== GIVEN RECORDS ==
Begin
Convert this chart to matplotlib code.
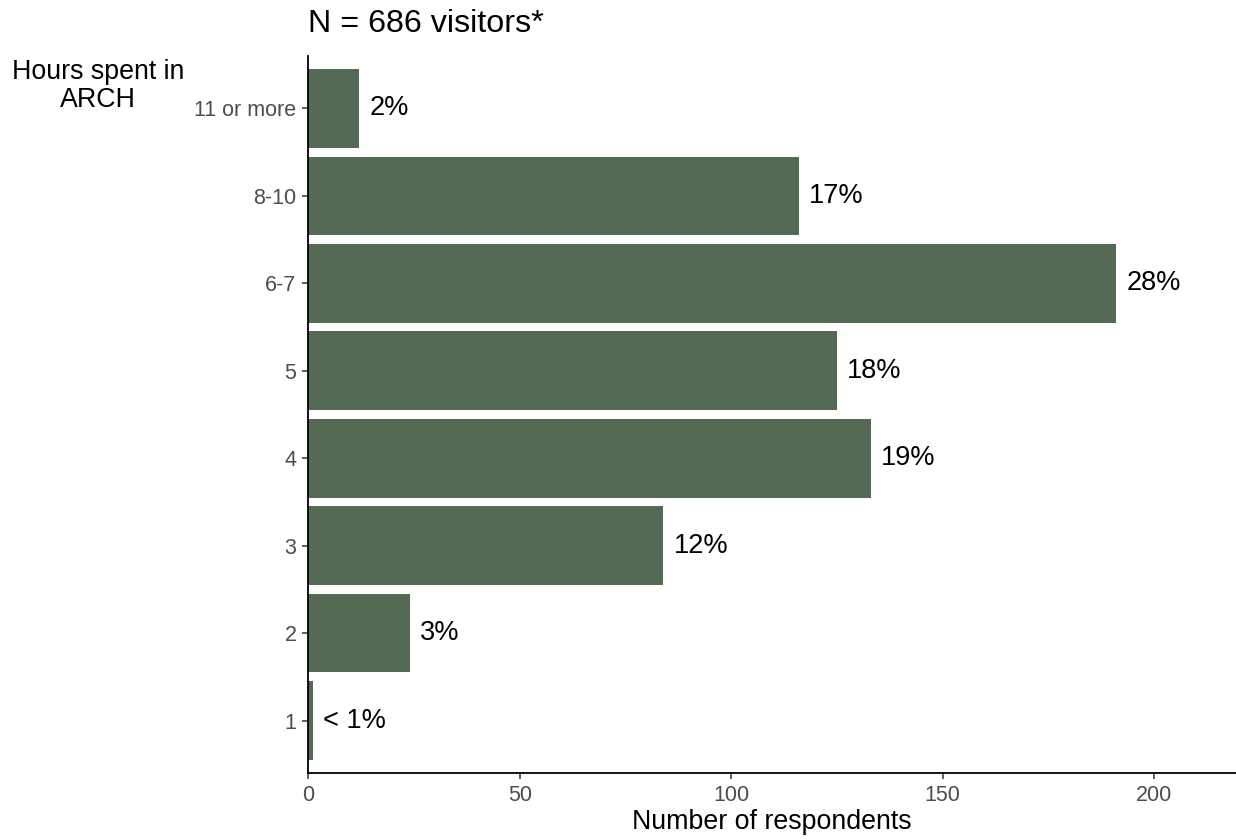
import matplotlib

matplotlib.use("Agg")
import matplotlib.pyplot as plt

categories = ["1", "2", "3", "4", "5", "6-7", "8-10", "11 or more"]
counts = [1, 24, 84, 133, 125, 191, 116, 12]
pct_labels = ["< 1%", "3%", "12%", "19%", "18%", "28%", "17%", "2%"]

BAR = "#546a55"
GREY = "#4d4d4d"

plt.rcParams["font.family"] = ["Liberation Sans", "DejaVu Sans"]

fig = plt.figure(figsize=(12.36, 8.4), dpi=100)
W, H = 1236, 840
ax = fig.add_axes([308.3 / W, 1 - 773 / H, (1236 - 308.3) / W, (773 - 56) / H])

pos = list(range(len(categories)))
ax.barh(pos, counts, height=0.9, color=BAR, edgecolor="none")
for y, v, lab in zip(pos, counts, pct_labels):
    ax.annotate(lab, xy=(v, y), xytext=(7.5, 0), textcoords="offset points",
                va="center", ha="left", fontsize=19.5, color="black")

ax.set_xlim(0, 219.4)
ax.set_ylim(-0.6, len(categories) - 0.4)
ax.set_yticks(pos)
ax.set_yticklabels(categories)
ax.set_xticks([0, 50, 100, 150, 200])
ax.tick_params(axis="both", colors="#333333", labelcolor=GREY, labelsize=15.5,
               length=4, width=1.1, pad=4.5)
for side in ("top", "right"):
    ax.spines[side].set_visible(False)
for side in ("left", "bottom"):
    ax.spines[side].set_linewidth(1.3)
    ax.spines[side].set_color("black")

ax.set_xlabel("Number of respondents", fontsize=19.3, labelpad=2)
fig.text(98 / W, 1 - 86 / H, "Hours spent in\nARCH", ha="center", va="center",
         fontsize=19.3, linespacing=1.1)
fig.text(308 / W, 1 - 24 / H, "N = 686 visitors*", ha="left", va="center",
         fontsize=23.2)

fig.savefig("out.png", dpi=100)
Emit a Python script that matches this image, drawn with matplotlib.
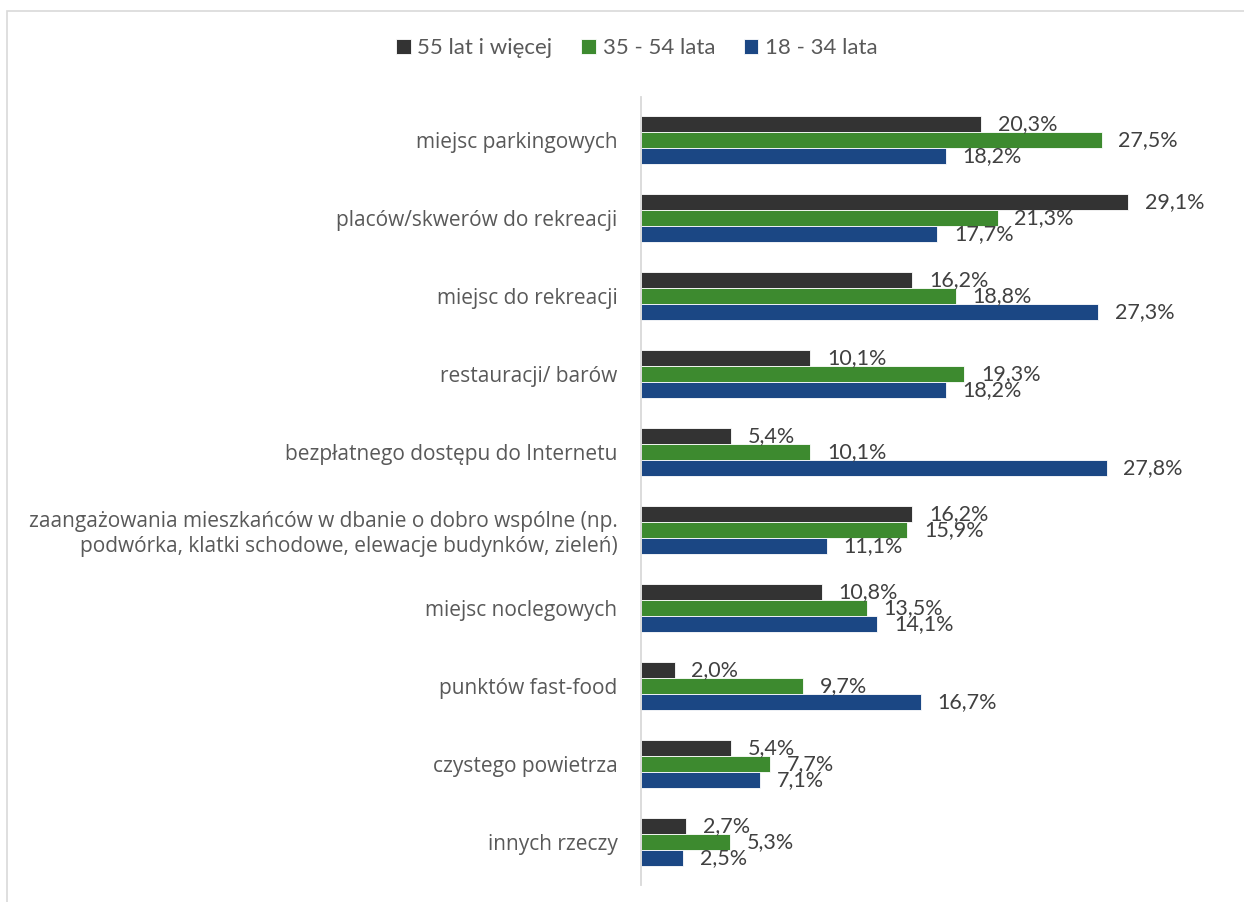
End
== WRITTEN INSTRUCTION ==
All of the material above needs to be restated exactly, with no pictures.

== SOLUTION TO THIS TASK ==
Convert this chart to matplotlib code.
import matplotlib

matplotlib.use("Agg")
import matplotlib.pyplot as plt

categories = ["1", "2", "3", "4", "5", "6-7", "8-10", "11 or more"]
counts = [1, 24, 84, 133, 125, 191, 116, 12]
pct_labels = ["< 1%", "3%", "12%", "19%", "18%", "28%", "17%", "2%"]

BAR = "#546a55"
GREY = "#4d4d4d"

plt.rcParams["font.family"] = ["Liberation Sans", "DejaVu Sans"]

fig = plt.figure(figsize=(12.36, 8.4), dpi=100)
W, H = 1236, 840
ax = fig.add_axes([308.3 / W, 1 - 773 / H, (1236 - 308.3) / W, (773 - 56) / H])

pos = list(range(len(categories)))
ax.barh(pos, counts, height=0.9, color=BAR, edgecolor="none")
for y, v, lab in zip(pos, counts, pct_labels):
    ax.annotate(lab, xy=(v, y), xytext=(7.5, 0), textcoords="offset points",
                va="center", ha="left", fontsize=19.5, color="black")

ax.set_xlim(0, 219.4)
ax.set_ylim(-0.6, len(categories) - 0.4)
ax.set_yticks(pos)
ax.set_yticklabels(categories)
ax.set_xticks([0, 50, 100, 150, 200])
ax.tick_params(axis="both", colors="#333333", labelcolor=GREY, labelsize=15.5,
               length=4, width=1.1, pad=4.5)
for side in ("top", "right"):
    ax.spines[side].set_visible(False)
for side in ("left", "bottom"):
    ax.spines[side].set_linewidth(1.3)
    ax.spines[side].set_color("black")

ax.set_xlabel("Number of respondents", fontsize=19.3, labelpad=2)
fig.text(98 / W, 1 - 86 / H, "Hours spent in\nARCH", ha="center", va="center",
         fontsize=19.3, linespacing=1.1)
fig.text(308 / W, 1 - 24 / H, "N = 686 visitors*", ha="left", va="center",
         fontsize=23.2)

fig.savefig("out.png", dpi=100)
Emit a Python script that matches this image, drawn with matplotlib.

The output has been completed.